* **SUPPLIED MATERIAL**:
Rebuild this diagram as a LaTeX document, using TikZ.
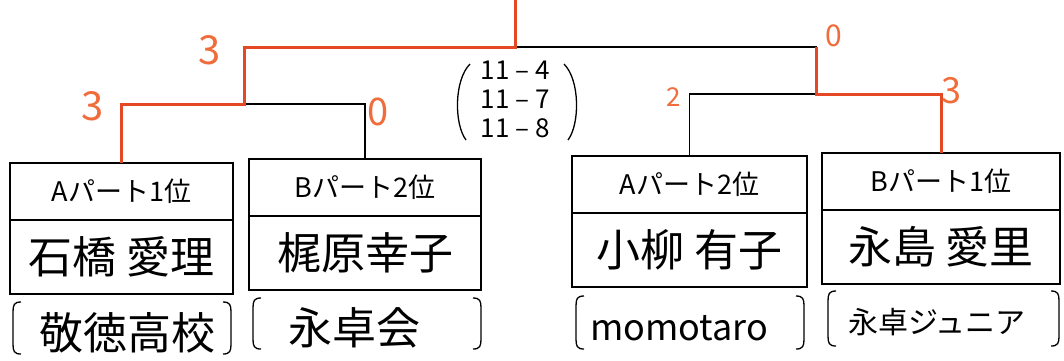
\documentclass[tikz,border=0pt]{standalone}
\usepackage{fontspec}
\setmainfont{Noto Sans CJK JP}
\usetikzlibrary{positioning}
\definecolor{wincol}{RGB}{228,72,36}
\definecolor{scorecol}{RGB}{240,108,58}
\tikzset{every picture/.style={line width=1.3pt}}

\begin{document}
\begin{tikzpicture}[x=1pt,y=1pt,yscale=-1,xscale=1,
	rank/.style={draw, line width=1.3, minimum height=57, inner sep=0, outer sep=0, anchor=north west, font=\fontsize{27}{30}\selectfont},
	player/.style={draw, line width=1.3, minimum height=74, inner sep=0, outer sep=0, font=\fontsize{44}{48}\selectfont},
	club/.style={inner sep=0, font=\fontsize{44}{48}\selectfont},
	score/.style={inner sep=0, text=scorecol, font=\fontsize{40}{44}\selectfont},
	game/.style={inner sep=0, minimum height=27.5, font=\fontsize{26}{28}\selectfont},
	line/.style={line width=1.3},
	win/.style={draw=wincol, line width=3},
	paren/.style={line width=1.3}]
	\useasboundingbox (0,0) rectangle (1064,360);

	% Entry boxes
	\node[rank, minimum width=223] (r1) at (10,163) {Aパート1位};
	\node[player, minimum width=223, below=0pt of r1] (p1) {石橋 愛理};
	\node[rank, minimum width=232] (r2) at (249,159) {Bパート2位};
	\node[player, minimum width=232, below=0pt of r2] (p2) {梶原幸子};
	\node[rank, minimum width=235] (r3) at (572,156) {Aパート2位};
	\node[player, minimum width=235, below=0pt of r3] (p3) {小柳 有子};
	\node[rank, minimum width=238] (r4) at (822,153) {Bパート1位};
	\node[player, minimum width=238, below=0pt of r4] (p4) {永島 愛里};

	% Clubs
	\node[club] (c1) at (127,333) {敬徳高校};
	\node[club] (c2) at (354,328) {永卓会};
	\node[club, font=\fontsize{36}{40}\selectfont] (c3) at (679,328) {momotaro};
	\node[club, font=\fontsize{30}{34}\selectfont] (c4) at (937,322) {永卓ジュニア};
	\foreach \l/\r/\t/\b in {12/232/302/354, 252/482/298/349, 575/805/296/349, 827/1060/291/346}
	{
		\draw[paren] (\l+9,\t) .. controls (\l+2,\t) and (\l+1,\t+3) .. (\l+1,\t+10) -- (\l+1,\b-10) .. controls (\l+1,\b-3) and (\l+2,\b) .. (\l+9,\b);
		\draw[paren] (\r-9,\t) .. controls (\r-2,\t) and (\r-1,\t+3) .. (\r-1,\t+10) -- (\r-1,\b-10) .. controls (\r-1,\b-3) and (\r-2,\b) .. (\r-9,\b);
	}

	% Bracket
	\coordinate (q1) at (244,104);
	\coordinate (q2) at (816,94);
	\coordinate (fin) at (515,47);
	\coordinate (crown) at (515,0);
	\draw[line] (r1.north) |- (q1) -| (r2.north);
	\draw[line] (r3.north) |- (q2) -| (r4.north);
	\draw[line] (q1) |- (fin) -| (q2);
	\draw[line] (fin) -- (crown);
	% Winners
	\draw[win] (r1.north) |- (q1) |- (fin) -- (crown);
	\draw[win] (r4.north) |- (q2) -- (q2 |- fin);

	% Scores
	\node[score] (s1) at (93,106) {3};
	\node[score, font=\fontsize{38}{42}\selectfont] (s2) at (378,112) {0};
	\node[score] (s3) at (210,50) {3};
	\node[score, font=\fontsize{26}{30}\selectfont] (s4) at (674,97) {2};
	\node[score, font=\fontsize{36}{40}\selectfont] (s5) at (951,91) {3};
	\node[score, font=\fontsize{30}{34}\selectfont] (s6) at (834,36) {0};
	\node[game] (g2) at (515,99) {11 – 7};
	\node[game, above=0pt of g2] (g1) {11 – 4};
	\node[game, below=0pt of g2] (g3) {11 – 8};
	\draw[paren] (470,64) .. controls (454,80) and (454,124) .. (466,140);
	\draw[paren] (564,64) .. controls (580,80) and (580,124) .. (568,140);

\end{tikzpicture}
\end{document}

* **PROBLEM STATEMENT**:
Reproduce the material word for word, minus the images.

* **WRITTEN ANSWER**:
Rebuild this diagram as a LaTeX document, using TikZ.
\documentclass[tikz,border=0pt]{standalone}
\usepackage{fontspec}
\setmainfont{Noto Sans CJK JP}
\usetikzlibrary{positioning}
\definecolor{wincol}{RGB}{228,72,36}
\definecolor{scorecol}{RGB}{240,108,58}
\tikzset{every picture/.style={line width=1.3pt}}

\begin{document}
\begin{tikzpicture}[x=1pt,y=1pt,yscale=-1,xscale=1,
	rank/.style={draw, line width=1.3, minimum height=57, inner sep=0, outer sep=0, anchor=north west, font=\fontsize{27}{30}\selectfont},
	player/.style={draw, line width=1.3, minimum height=74, inner sep=0, outer sep=0, font=\fontsize{44}{48}\selectfont},
	club/.style={inner sep=0, font=\fontsize{44}{48}\selectfont},
	score/.style={inner sep=0, text=scorecol, font=\fontsize{40}{44}\selectfont},
	game/.style={inner sep=0, minimum height=27.5, font=\fontsize{26}{28}\selectfont},
	line/.style={line width=1.3},
	win/.style={draw=wincol, line width=3},
	paren/.style={line width=1.3}]
	\useasboundingbox (0,0) rectangle (1064,360);

	% Entry boxes
	\node[rank, minimum width=223] (r1) at (10,163) {Aパート1位};
	\node[player, minimum width=223, below=0pt of r1] (p1) {石橋 愛理};
	\node[rank, minimum width=232] (r2) at (249,159) {Bパート2位};
	\node[player, minimum width=232, below=0pt of r2] (p2) {梶原幸子};
	\node[rank, minimum width=235] (r3) at (572,156) {Aパート2位};
	\node[player, minimum width=235, below=0pt of r3] (p3) {小柳 有子};
	\node[rank, minimum width=238] (r4) at (822,153) {Bパート1位};
	\node[player, minimum width=238, below=0pt of r4] (p4) {永島 愛里};

	% Clubs
	\node[club] (c1) at (127,333) {敬徳高校};
	\node[club] (c2) at (354,328) {永卓会};
	\node[club, font=\fontsize{36}{40}\selectfont] (c3) at (679,328) {momotaro};
	\node[club, font=\fontsize{30}{34}\selectfont] (c4) at (937,322) {永卓ジュニア};
	\foreach \l/\r/\t/\b in {12/232/302/354, 252/482/298/349, 575/805/296/349, 827/1060/291/346}
	{
		\draw[paren] (\l+9,\t) .. controls (\l+2,\t) and (\l+1,\t+3) .. (\l+1,\t+10) -- (\l+1,\b-10) .. controls (\l+1,\b-3) and (\l+2,\b) .. (\l+9,\b);
		\draw[paren] (\r-9,\t) .. controls (\r-2,\t) and (\r-1,\t+3) .. (\r-1,\t+10) -- (\r-1,\b-10) .. controls (\r-1,\b-3) and (\r-2,\b) .. (\r-9,\b);
	}

	% Bracket
	\coordinate (q1) at (244,104);
	\coordinate (q2) at (816,94);
	\coordinate (fin) at (515,47);
	\coordinate (crown) at (515,0);
	\draw[line] (r1.north) |- (q1) -| (r2.north);
	\draw[line] (r3.north) |- (q2) -| (r4.north);
	\draw[line] (q1) |- (fin) -| (q2);
	\draw[line] (fin) -- (crown);
	% Winners
	\draw[win] (r1.north) |- (q1) |- (fin) -- (crown);
	\draw[win] (r4.north) |- (q2) -- (q2 |- fin);

	% Scores
	\node[score] (s1) at (93,106) {3};
	\node[score, font=\fontsize{38}{42}\selectfont] (s2) at (378,112) {0};
	\node[score] (s3) at (210,50) {3};
	\node[score, font=\fontsize{26}{30}\selectfont] (s4) at (674,97) {2};
	\node[score, font=\fontsize{36}{40}\selectfont] (s5) at (951,91) {3};
	\node[score, font=\fontsize{30}{34}\selectfont] (s6) at (834,36) {0};
	\node[game] (g2) at (515,99) {11 – 7};
	\node[game, above=0pt of g2] (g1) {11 – 4};
	\node[game, below=0pt of g2] (g3) {11 – 8};
	\draw[paren] (470,64) .. controls (454,80) and (454,124) .. (466,140);
	\draw[paren] (564,64) .. controls (580,80) and (580,124) .. (568,140);

\end{tikzpicture}
\end{document}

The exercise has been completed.